Tully

Tully Cover

Jason Reitman, USA 2018
Kinostart: 31.05.2018

„Tully“, die nach „Juno“ und „Young Adult“ nunmehr dritte Kollaboration von Oscarpreisträgerin Diablo Cody und Ivans Sohn Jason Reitman, nimmt sich wieder eine feminine Krise vor, diesmal lebensnäher und ernsthafter als die überbordend skurrilen Vorgänger. In der kleinen Ode an die Maternität (und Kindermädchen) laviert Charlize Theron (schon in „Young Adult“<//span> dabei) beachtlich ungeschminkt und mit Mut zum unvorteilhaften Äußeren wie Inneren haarscharf am Rande des Nervenzusammenbruchs.

Als zunächst Hochschwangere Marlo, bald darauf Mutter von drei Kindern, eines davon ein therapiebedürftiger Quälgeist, lässt sie sich zu einer Night Nanny überreden. Diese heißt Tully (Mackenzie Davis, „Blade Runner 2049“) und übernimmt bauchfrei, jung und sexy sanft das Kommando: Ordnung hält Einzug ins häusliche Chaos. Der ständigen Überforderung mit den unerquicklichen Widrigkeiten von Schwangerschaft und Kinderwahnsinn wird eine echte Alternative entgegengesetzt.

Sprengt Hollywoods Spießermoral

In dem vielschichtigen Fortgang, den Reitman reduziert und ohne Eile aufzieht, entwickelt sich eine Frauenfreundschaft. Zu entspannter, Flower-Power-verdächtiger Musik reift ein zeitgeistiges, komisches Drama, das Modernismen gleichsam glossiert, in humorfreien Hipsterpärchen (Marlos Bruder und seine Frau) und anderen Pointen genügend Comedy-Resonanzraum findet. Während Cody liebevoll-spöttisch den stressbetonten Mutter-Alltag mit Säugling besingt, sprengt sie zugleich mit Intimbereichen und Sexualtabus Hollywoods Spießermoral.

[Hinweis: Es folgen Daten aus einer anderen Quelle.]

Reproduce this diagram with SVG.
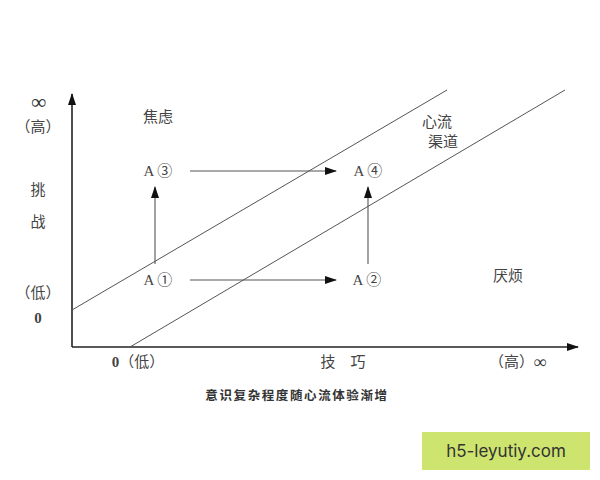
<svg xmlns="http://www.w3.org/2000/svg" width="600" height="480" viewBox="0 0 600 480">
<defs>
<marker id="ah" markerWidth="12" markerHeight="8" refX="11" refY="4" orient="auto" markerUnits="userSpaceOnUse">
<path d="M0,0 L12,4 L0,8 Z" fill="#111"/>
</marker>
<style>
.t{font-family:"Liberation Serif","Noto Sans CJK SC",serif;font-size:15px;fill:#444;text-anchor:middle;dominant-baseline:central}
.inf{font-size:21px;font-weight:bold;fill:#333}
.ax{stroke:#222;stroke-width:1.6;fill:none}
.ch{stroke:#555;stroke-width:1;fill:none}
.ar{stroke:#555;stroke-width:1.1;fill:none;marker-end:url(#ah)}
</style>
</defs>
<rect width="600" height="480" fill="#fff"/>
<g id="connectors">
<line class="ax" x1="72" y1="347" x2="72" y2="94" marker-end="url(#ah)"/>
<line class="ax" x1="72" y1="347" x2="578" y2="347" marker-end="url(#ah)"/>
<line class="ch" x1="72" y1="310" x2="447" y2="90"/>
<line class="ch" x1="130" y1="347" x2="565" y2="90"/>
<line class="ar" x1="155" y1="264" x2="155" y2="187"/>
<line class="ar" x1="368" y1="264" x2="368" y2="187"/>
<line class="ar" x1="190" y1="280" x2="336" y2="280"/>
<line class="ar" x1="190" y1="171" x2="336" y2="171"/>
</g>
<g id="y-axis-labels">
<text class="t inf" x="39" y="102">∞</text>
<text class="t" x="38" y="127">（高）</text>
<text class="t" x="38" y="190">挑</text>
<text class="t" x="38" y="222">战</text>
<text class="t" x="38" y="293">（低）</text>
<text class="t" x="38" y="318" style="font-weight:bold">0</text>
</g>
<g id="x-axis-labels">
<text class="t" x="138" y="362"><tspan style="font-weight:bold">0</tspan>（低）</text>
<text class="t" x="343" y="362">技　巧</text>
<text class="t" x="518" y="362">（高）<tspan class="inf" style="font-size:18px">∞</tspan></text>
</g>
<g id="zone-anxiety"><text class="t" x="158" y="117">焦虑</text></g>
<g id="zone-flow"><text class="t" x="437" y="122">心流</text><text class="t" x="443" y="142">渠道</text></g>
<g id="zone-boredom"><text class="t" x="508" y="276">厌烦</text></g>
<g id="A1"><text class="t" x="158" y="280">A ①</text></g>
<g id="A2"><text class="t" x="367" y="280">A ②</text></g>
<g id="A3"><text class="t" x="158" y="171">A ③</text></g>
<g id="A4"><text class="t" x="368" y="171">A ④</text></g>
<g id="caption"><text class="t" x="297" y="396" style="font-size:12.5px;letter-spacing:1.6px;font-weight:bold;fill:#333">意识复杂程度随心流体验渐增</text></g>
<g id="watermark">
<rect x="422" y="432" width="168" height="38" fill="#cde46f"/>
<text x="506" y="451" style="font-family:Inter,'Liberation Sans',sans-serif;font-size:17px;fill:#333;text-anchor:middle;dominant-baseline:central">h5-leyutiy.com</text>
</g>
</svg>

Die Nanny gleicht einem aus dem Nichts erschaffenen Heilsengel, eine für den restlichen Tonfall von „Tully“ etwas zu märchenhafte „Mary Poppins“, und Therons Figur hält einen emotional moderat auf Distanz, selbst wenn all ihre Sorgen und das Unrepräsentierbare eines Lebens viel entwaffnend ehrlichen Charme haben mögen. Das Ende, als sich abzeichnet, dass es um eine Begegnung in einem Lebensabschnitt geht, verwandelt alles in ein Coming of Age, in einen wohlgemuten Reifungsprozess.